Hughes grants flow to local malaria researchers

By Graeme O'Neill
Monday, 11 July, 2005

The latest list of international research grants from the Howard Hughes Medical Institute (HHMI) has confirmed Australia's status as a leading nation in malaria research.

Eight Melbourne researchers -- six at the Walter and Eliza Hall Medical Research Institute, and two University of Melbourne researchers -- have secured five-year research grants ranging between AUD$466,000 and $666,000, equivalent to 20 per cent of this year's funding from the HHMI awards scheme.

Only one researcher, University of Melbourne geneticist Prof Alex Andrianopoulos, is not directly involved in malaria research. Andrianopoulos received a $500,000 grant to study Penicillium marneffei, a pathogenic mould that causes lethal infections in AIDS patients, especially in developing nations, and in immunosupressed individuals such as bone-marrow transplant and cancer patients.

Prof Geoff McFadden, of the University of Melbourne's School of Botany, won a HHMI grant to continue his research into the function of a relict chloroplast that he discovered in the malaria parasites and its relatives in the phylum Apicomplexa in the late 1990s.

McFadden's discovery of the organelle, dubbed an apicoplast, proved that the malaria parasite descended from a single-celled photosynthetic alga, related to dinoflagellates, and raised the possibility that drugs targeting the shikimate fatty acid-synthesis pathway, exclusive to plants, might be effective against malaria and other Apicomplexa parasites.

It has been a golden seven days for Prof Alan Cowman, head of infection and immunity at WEHI. Cowman's grant from HHMI comes on top of an announcement last week that his research team will share a US$21 million grant for malaria research, under the Bill and Melinda Gates Foundation's Grand Challenges initiative.

The WEHI team is a member of an international consortium that will share the huge grant to help develop a malaria vaccine. The other members are the Seattle Biomedical Research Institute, and the University of Heidelberg, in Germany. Last week Cowman also received a $12.9 million grant for malaria and leishmaniasis research from Australia's National Health and Medical Research Council.

Cowman's WEHI colleague, Dr Louis Schofield, shared in another $8 million consortium grant from the Gates Foundation -- and backed up this week by winning an HHMI grant for his work on the role of innate immunity and the parasite toxin, in susceptibility and resistance to severe malaria. Individuals who survive malaria in infancy subsequently develop antibody-mediated immunity, and Schofield is attempting to determine whether differences in immunity can be exploited by new therapies.

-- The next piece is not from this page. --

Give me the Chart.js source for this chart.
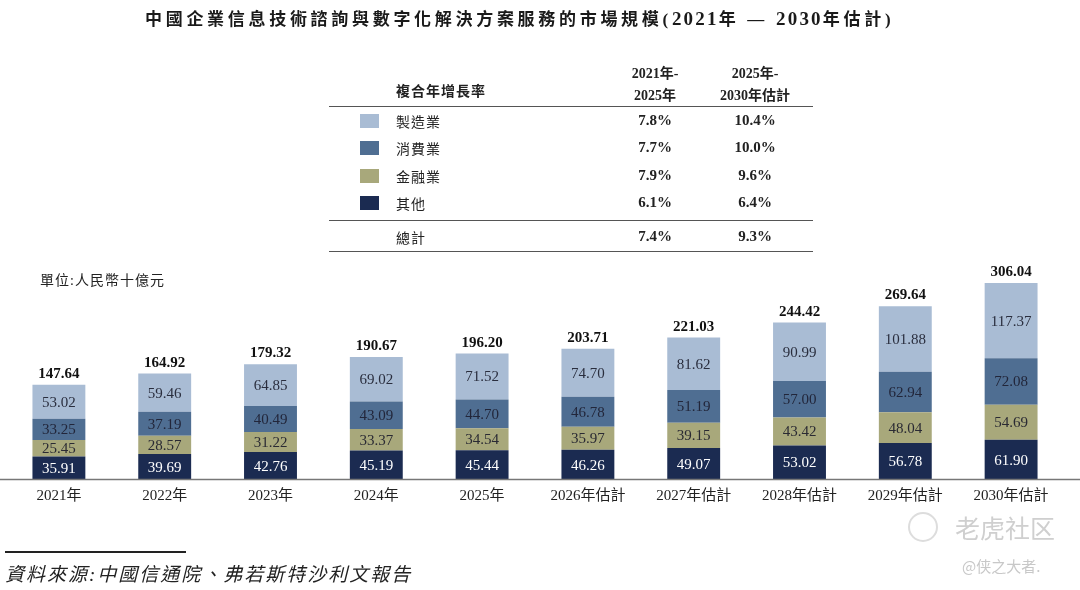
<!DOCTYPE html>
<html>
<head>
<meta charset="utf-8">
<script src="https://cdn.jsdelivr.net/npm/chart.js@4"></script>
<style>
  body { margin: 0; background: #fff; }
  #wrap { position: relative; width: 1080px; height: 590px; overflow: hidden;
          font-family: "Liberation Serif", "Noto Sans CJK TC", serif; color: #222; }
  #chart { position: absolute; left: 0; top: 0; }
  .abs { position: absolute; white-space: nowrap; }
  .title { left: 145px; top: 5px; font-size: 17px; font-weight: bold; letter-spacing: 3.7px; color: #1a1a1a; }
  .title .num { font-size: 19px; letter-spacing: 2.2px; }
  .hline { position: absolute; left: 329px; width: 484px; height: 0; border-top: 1.5px solid #555; }
  .cjk { font-size: 14px; letter-spacing: 1px; }
  .hdr { font-size: 14px; font-weight: bold; text-align: center; line-height: 22px; width: 100px; }
  .val { font-size: 15px; font-weight: bold; text-align: center; width: 80px; }
  .sw { position: absolute; left: 360px; width: 19px; height: 14px; }
</style>
</head>
<body>
<div id="wrap">
  <canvas id="chart" width="1080" height="590"></canvas>

  <div class="abs title">中國企業信息技術諮詢與數字化解決方案服務的市場規模(<span class="num">2021</span>年 — <span class="num">2030</span>年估計)</div>

  <div class="abs cjk" style="left:396px; top:80px; font-weight:bold;">複合年增長率</div>
  <div class="abs hdr" style="left:605px; top:63px;">2021年-<br>2025年</div>
  <div class="abs hdr" style="left:705px; top:63px;">2025年-<br>2030年估計</div>
  <div class="hline" style="top:106px;"></div>
  <div class="hline" style="top:220px;"></div>
  <div class="hline" style="top:251px;"></div>
  <div id="rows"></div>

  <div class="abs cjk" style="left:40px; top:269px; letter-spacing:1px;">單位:人民幣十億元</div>

  <div style="position:absolute; left:5px; top:551px; width:181px; border-top:2px solid #222;"></div>
  <div class="abs" style="left:5px; top:559px; font-size:19px; font-style:italic; letter-spacing:2px;">資料來源:中國信通院、弗若斯特沙利文報告</div>

  <div style="position:absolute; left:908px; top:512px; width:26px; height:26px; border:2px solid #ddd; border-radius:50%;"></div>
  <div class="abs" style="left:955px; top:509px; font-size:25px; color:#cfcfcf; font-family:'Noto Sans CJK SC';">老虎社区</div>
  <div class="abs" style="left:962px; top:555px; font-size:15px; color:#c8c8c8; font-family:'Noto Sans CJK SC';">@侠之大者.</div>
</div>

<script>
const years = ['2021年', '2022年', '2023年', '2024年', '2025年', '2026年估計', '2027年估計', '2028年估計', '2029年估計', '2030年估計'];
const other = [35.91, 39.69, 42.76, 45.19, 45.44, 46.26, 49.07, 53.02, 56.78, 61.90];
const finance = [25.45, 28.57, 31.22, 33.37, 34.54, 35.97, 39.15, 43.42, 48.04, 54.69];
const consumer = [33.25, 37.19, 40.49, 43.09, 44.70, 46.78, 51.19, 57.00, 62.94, 72.08];
const manufacturing = [53.02, 59.46, 64.85, 69.02, 71.52, 74.70, 81.62, 90.99, 101.88, 117.37];
const totals = [147.64, 164.92, 179.32, 190.67, 196.20, 203.71, 221.03, 244.42, 269.64, 306.04];

// CAGR table
const segNames = ['製造業', '消費業', '金融業', '其他'];
const cagr2125 = ['7.8%', '7.7%', '7.9%', '6.1%'];
const cagr2530 = ['10.4%', '10.0%', '9.6%', '6.4%'];
const totalCagr = ['7.4%', '9.3%'];

const colors = {
  manufacturing: '#a9bcd4',
  consumer: '#4f6e92',
  finance: '#a8a87b',
  other: '#1b2b51'
};
const segColors = [colors.manufacturing, colors.consumer, colors.finance, colors.other];

const rows = document.getElementById('rows');
const rowY = [121, 148, 176, 203];
segNames.forEach((name, i) => {
  const y = rowY[i];
  rows.insertAdjacentHTML('beforeend',
    `<div class="sw" style="top:${y - 7}px; background:${segColors[i]};"></div>` +
    `<div class="abs cjk" style="left:396px; top:${y - 10}px;">${name}</div>` +
    `<div class="abs val" style="left:615px; top:${y - 9}px;">${cagr2125[i]}</div>` +
    `<div class="abs val" style="left:715px; top:${y - 9}px;">${cagr2530[i]}</div>`);
});
rows.insertAdjacentHTML('beforeend',
  `<div class="abs cjk" style="left:396px; top:227px;">總計</div>` +
  `<div class="abs val" style="left:615px; top:228px;">${totalCagr[0]}</div>` +
  `<div class="abs val" style="left:715px; top:228px;">${totalCagr[1]}</div>`);

const FONT = '"Liberation Serif", "Noto Sans CJK TC", serif';

const labelPlugin = {
  id: 'barLabels',
  afterDatasetsDraw(chart) {
    const ctx = chart.ctx;
    ctx.save();
    ctx.textAlign = 'center';
    ctx.textBaseline = 'middle';
    chart.data.datasets.forEach((ds, di) => {
      const meta = chart.getDatasetMeta(di);
      meta.data.forEach((bar, i) => {
        ctx.font = '15px ' + FONT;
        ctx.fillStyle = ds.labelColor;
        ctx.fillText(ds.data[i].toFixed(2), bar.x, (bar.y + bar.base) / 2 + 1);
      });
    });
    // totals above the top segment
    const topMeta = chart.getDatasetMeta(chart.data.datasets.length - 1);
    ctx.font = 'bold 15px ' + FONT;
    ctx.fillStyle = '#111';
    ctx.textBaseline = 'alphabetic';
    topMeta.data.forEach((bar, i) => {
      ctx.fillText(totals[i].toFixed(2), bar.x, bar.y - 7);
    });
    ctx.restore();
  },
  afterDraw(chart) {
    const ctx = chart.ctx;
    const y0 = chart.scales.y.getPixelForValue(0);
    ctx.save();
    ctx.strokeStyle = '#777';
    ctx.lineWidth = 1.5;
    ctx.beginPath();
    ctx.moveTo(0, y0);
    ctx.lineTo(chart.width, y0);
    ctx.stroke();
    ctx.restore();
  }
};

new Chart(document.getElementById('chart'), {
  type: 'bar',
  data: {
    labels: years,
    datasets: [
      { label: '其他', data: other, backgroundColor: colors.other, labelColor: '#fff' },
      { label: '金融業', data: finance, backgroundColor: colors.finance, labelColor: '#2a2a33' },
      { label: '消費業', data: consumer, backgroundColor: colors.consumer, labelColor: '#22263a' },
      { label: '製造業', data: manufacturing, backgroundColor: colors.manufacturing, labelColor: '#2a2e3e' }
    ]
  },
  options: {
    responsive: false,
    animation: false,
    layout: { padding: { left: 6, right: 16, top: 274, bottom: 76.5 } },
    datasets: { bar: { barPercentage: 0.5, categoryPercentage: 1 } },
    plugins: { legend: { display: false }, tooltip: { enabled: false } },
    scales: {
      x: {
        stacked: true,
        grid: { display: false, drawTicks: false },
        border: { display: false },
        ticks: { color: '#222', padding: 8, font: { family: FONT, size: 15 } }
      },
      y: {
        stacked: true,
        display: false,
        min: 0,
        max: 320
      }
    }
  },
  plugins: [labelPlugin]
});
</script>
</body>
</html>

Other WEHI recipients of HHMI grants are:

  • Dr William Heath, who is trying to determine how Plasmodium parasites down-regulate the immune response of their human hosts. Heath and a University of Melbourne colleague, Dr Frank Carbone, are studying the role of dendritic cells, the front-line cells that sense infection. Carbone's work has identified at least two different classes of dendritic cells. One type is located peripherally, in the skin and mucosal surfaces within the body, and appears to transport antigens to a second class of dendritic cells that are stationed at lymph nodes, where they present antigens to visiting T-cells.
  • Dr Simon Foote, who now holds a joint appointment as a senior WEHI gene-hunter, and director of the Menzies Research Institute in Hobart, is using mouse models carrying rare mutations that confer protection against malaria to understand how the parasite's hosts animals defend themselves against infection.
  • Dr Brendan Crabb will use his HHMI grant to study surface proteins in the parasite's merozoite stage, which are the prime targets for the host immune response, and thus, leading candidates for incorporation in a malaria vaccine.
  • Dr Gabrielle Belz's HHMI grant will go towards investigating the processes that induce the host's immune system to produce increased numbers of CD8 memory cells, which are the key to the host developing and maintaining immunity to the parasite.